**DATASET RECORDS**
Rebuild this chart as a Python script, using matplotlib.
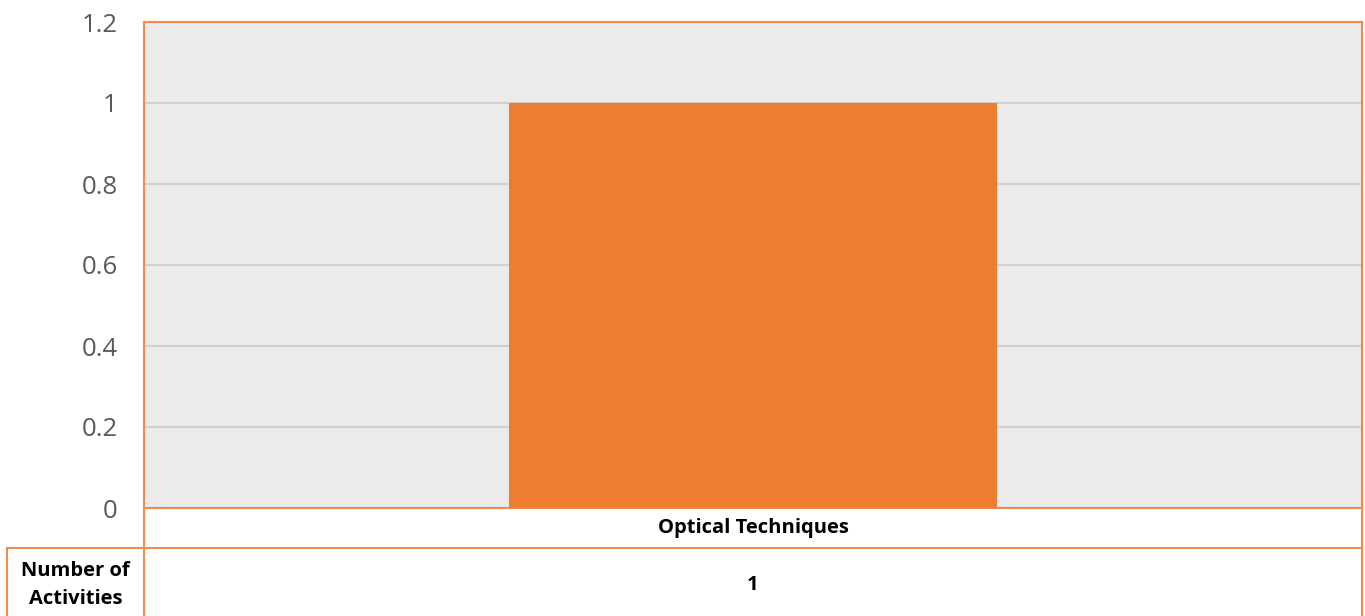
import matplotlib
matplotlib.use("Agg")
import matplotlib.pyplot as plt
from matplotlib.lines import Line2D

categories = ["Optical Techniques"]
values = [1]
row_label = "Number of\nActivities"
yticks = [0, 0.2, 0.4, 0.6, 0.8, 1, 1.2]
ytick_labels = ["0", "0.2", "0.4", "0.6", "0.8", "1", "1.2"]

W, H = 1365, 616
ORANGE = "#ED7D31"
EDGE = "#F28C4A"

plt.rcParams["font.family"] = ["Open Sans", "DejaVu Sans"]

fig = plt.figure(figsize=(W / 100, H / 100), dpi=100)


def fx(px):
    return px / W


def fy(py):
    return 1 - py / H


left, right, top, bottom = 144, 1362, 22, 508
ax = fig.add_axes([fx(left), fy(bottom), fx(right) - fx(left), fy(top) - fy(bottom)])
ax.set_facecolor("#EBEBEB")
ax.bar(range(len(categories)), values, width=0.4, color=ORANGE, zorder=3)
ax.set_xlim(-0.5, len(categories) - 0.5)
ax.set_ylim(0, 1.2)
ax.set_yticks(yticks)
ax.set_yticklabels(ytick_labels, fontsize=18.5, color="#595959")
ax.set_xticks([])
ax.tick_params(axis="y", length=0, pad=19)
ax.yaxis.grid(True, color="#D0D0D0", linewidth=1.5, zorder=0)
ax.set_axisbelow(True)
for sp in ax.spines.values():
    sp.set_color(EDGE)
    sp.set_linewidth(1.5)

# data table below the plot
row1_bottom = 548
row2_bottom = 616
label_left = 7
lines = [
    ([left, left], [bottom, row2_bottom]),
    ([right, right], [bottom, row2_bottom]),
    ([left, right], [row1_bottom, row1_bottom]),
    ([label_left, left], [row1_bottom, row1_bottom]),
    ([label_left, label_left], [row1_bottom, row2_bottom]),
]
for xs, ys in lines:
    fig.add_artist(Line2D([fx(x) for x in xs], [fy(y) for y in ys],
                          color=EDGE, linewidth=1.5))

col_w = (right - left) / len(categories)
for i, (cat, val) in enumerate(zip(categories, values)):
    cx = left + col_w * (i + 0.5)
    fig.text(fx(cx), fy((bottom + row1_bottom) / 2), cat, ha="center", va="center",
             fontsize=14.5, fontweight="bold", color="black")
    fig.text(fx(cx), fy((row1_bottom + row2_bottom) / 2 + 3), str(val), ha="center",
             va="center", fontsize=14.5, fontweight="bold", color="black")

fig.text(fx((label_left + left) / 2), fy((row1_bottom + row2_bottom) / 2 + 3), row_label,
         ha="center", va="center", fontsize=14.5, fontweight="bold", color="black",
         linespacing=1.55)

fig.savefig("out.png", dpi=100)
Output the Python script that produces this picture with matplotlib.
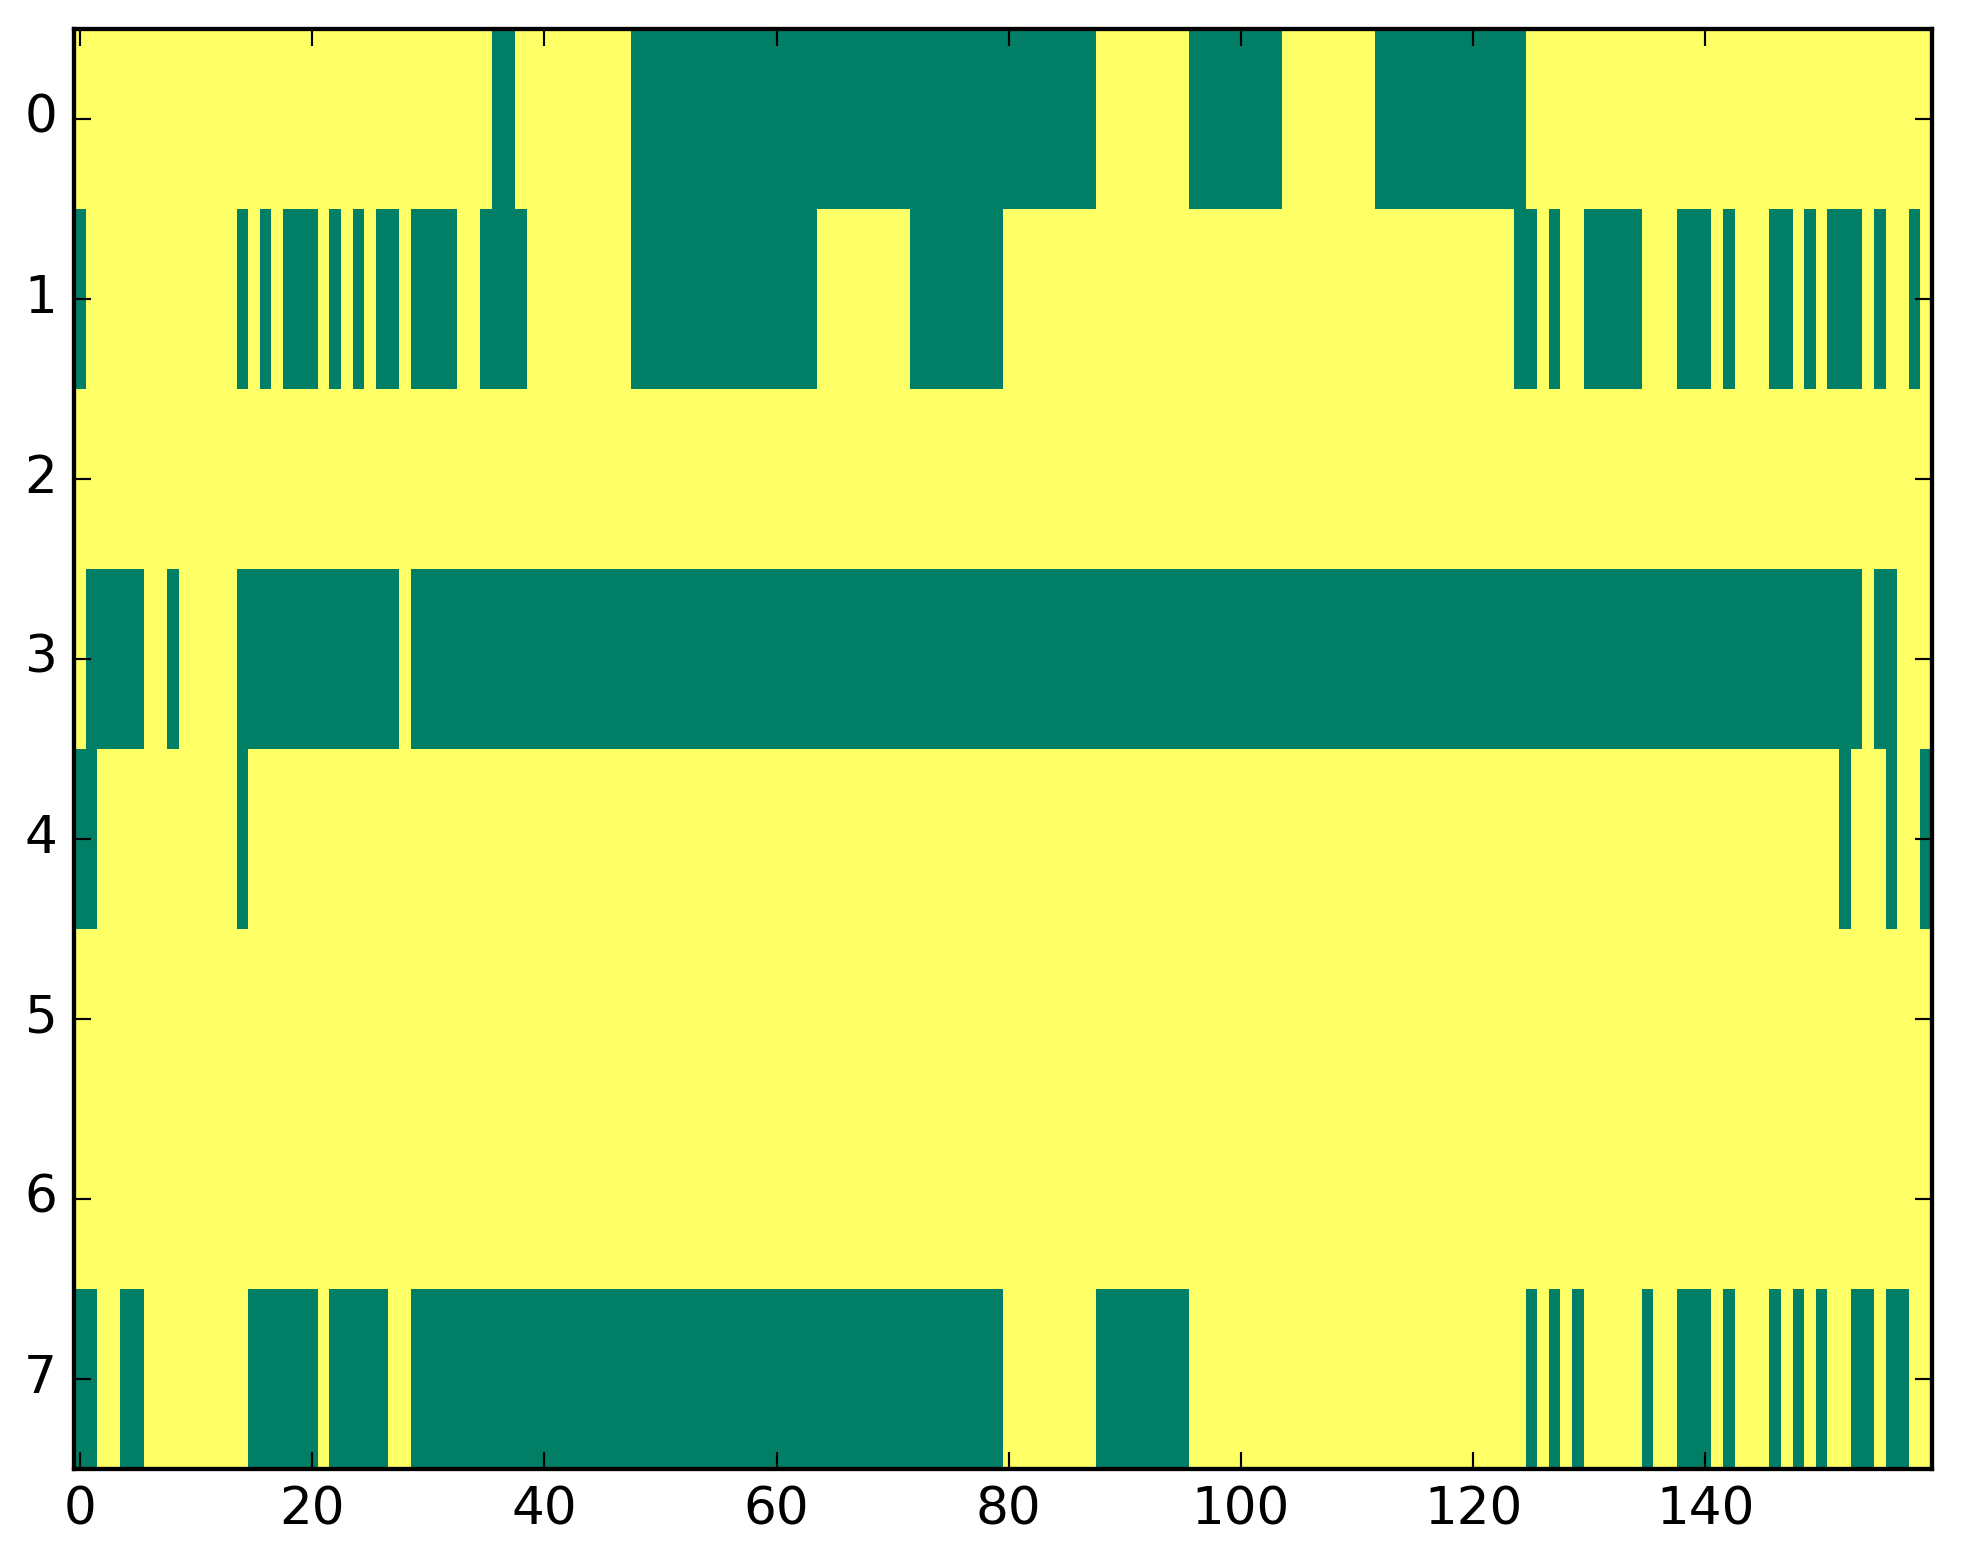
import numpy as np
import matplotlib
matplotlib.use("Agg")
import matplotlib.pyplot as plt

n_cols = 160
n_rows = 8

# column indices that take the low (green) value in each row; all others are high (yellow)
row0_low = [36, 37] + list(range(48, 88)) + list(range(96, 104)) + list(range(112, 125))
row1_low = ([0, 14, 16, 18, 19, 20, 22, 24, 26, 27] + list(range(29, 33)) + list(range(35, 39))
            + list(range(48, 64)) + list(range(72, 80))
            + [124, 125, 127] + list(range(130, 135)) + [138, 139, 140, 142, 146, 147, 149,
                                                            151, 152, 153, 155, 158])
row2_low = []
row3_low = list(range(1, 6)) + [8] + list(range(14, 28)) + list(range(29, 154)) + [155, 156]
row4_low = [0, 1, 14, 152, 156, 159]
row5_low = []
row6_low = []
row7_low = ([0, 1, 4, 5] + list(range(15, 21)) + list(range(22, 27)) + list(range(29, 80))
            + list(range(88, 96))
            + [125, 127, 129, 135, 138, 139, 140, 142, 146, 148, 150, 153, 154, 156, 157])

rows_low = [row0_low, row1_low, row2_low, row3_low, row4_low, row5_low, row6_low, row7_low]

data = np.ones((n_rows, n_cols))
for r, cols in enumerate(rows_low):
    data[r, cols] = 0

plt.style.use("classic")
dpi = 310
fig = plt.figure(figsize=(1963 / dpi, 1564 / dpi), dpi=dpi)
ax = fig.add_axes([0.0378, 0.061, 0.9463, 0.9206])
ax.imshow(data, cmap="summer", interpolation="nearest", aspect="auto", vmin=0, vmax=1)
ax.set_xticks(np.arange(0, 160, 20))
ax.set_yticks(np.arange(0, 8, 1))
ax.set_xlim(-0.5, n_cols - 0.5)
ax.set_ylim(n_rows - 0.5, -0.5)
fig.savefig("out.png", dpi=dpi)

**YOUR GOAL**
Everything from the top line of the data down to and including the line with "color=EDGE, linewidth=1.5))" is to be copied, except the pictures.

**CORRECT RESPONSE**
Rebuild this chart as a Python script, using matplotlib.
import matplotlib
matplotlib.use("Agg")
import matplotlib.pyplot as plt
from matplotlib.lines import Line2D

categories = ["Optical Techniques"]
values = [1]
row_label = "Number of\nActivities"
yticks = [0, 0.2, 0.4, 0.6, 0.8, 1, 1.2]
ytick_labels = ["0", "0.2", "0.4", "0.6", "0.8", "1", "1.2"]

W, H = 1365, 616
ORANGE = "#ED7D31"
EDGE = "#F28C4A"

plt.rcParams["font.family"] = ["Open Sans", "DejaVu Sans"]

fig = plt.figure(figsize=(W / 100, H / 100), dpi=100)


def fx(px):
    return px / W


def fy(py):
    return 1 - py / H


left, right, top, bottom = 144, 1362, 22, 508
ax = fig.add_axes([fx(left), fy(bottom), fx(right) - fx(left), fy(top) - fy(bottom)])
ax.set_facecolor("#EBEBEB")
ax.bar(range(len(categories)), values, width=0.4, color=ORANGE, zorder=3)
ax.set_xlim(-0.5, len(categories) - 0.5)
ax.set_ylim(0, 1.2)
ax.set_yticks(yticks)
ax.set_yticklabels(ytick_labels, fontsize=18.5, color="#595959")
ax.set_xticks([])
ax.tick_params(axis="y", length=0, pad=19)
ax.yaxis.grid(True, color="#D0D0D0", linewidth=1.5, zorder=0)
ax.set_axisbelow(True)
for sp in ax.spines.values():
    sp.set_color(EDGE)
    sp.set_linewidth(1.5)

# data table below the plot
row1_bottom = 548
row2_bottom = 616
label_left = 7
lines = [
    ([left, left], [bottom, row2_bottom]),
    ([right, right], [bottom, row2_bottom]),
    ([left, right], [row1_bottom, row1_bottom]),
    ([label_left, left], [row1_bottom, row1_bottom]),
    ([label_left, label_left], [row1_bottom, row2_bottom]),
]
for xs, ys in lines:
    fig.add_artist(Line2D([fx(x) for x in xs], [fy(y) for y in ys],
                          color=EDGE, linewidth=1.5))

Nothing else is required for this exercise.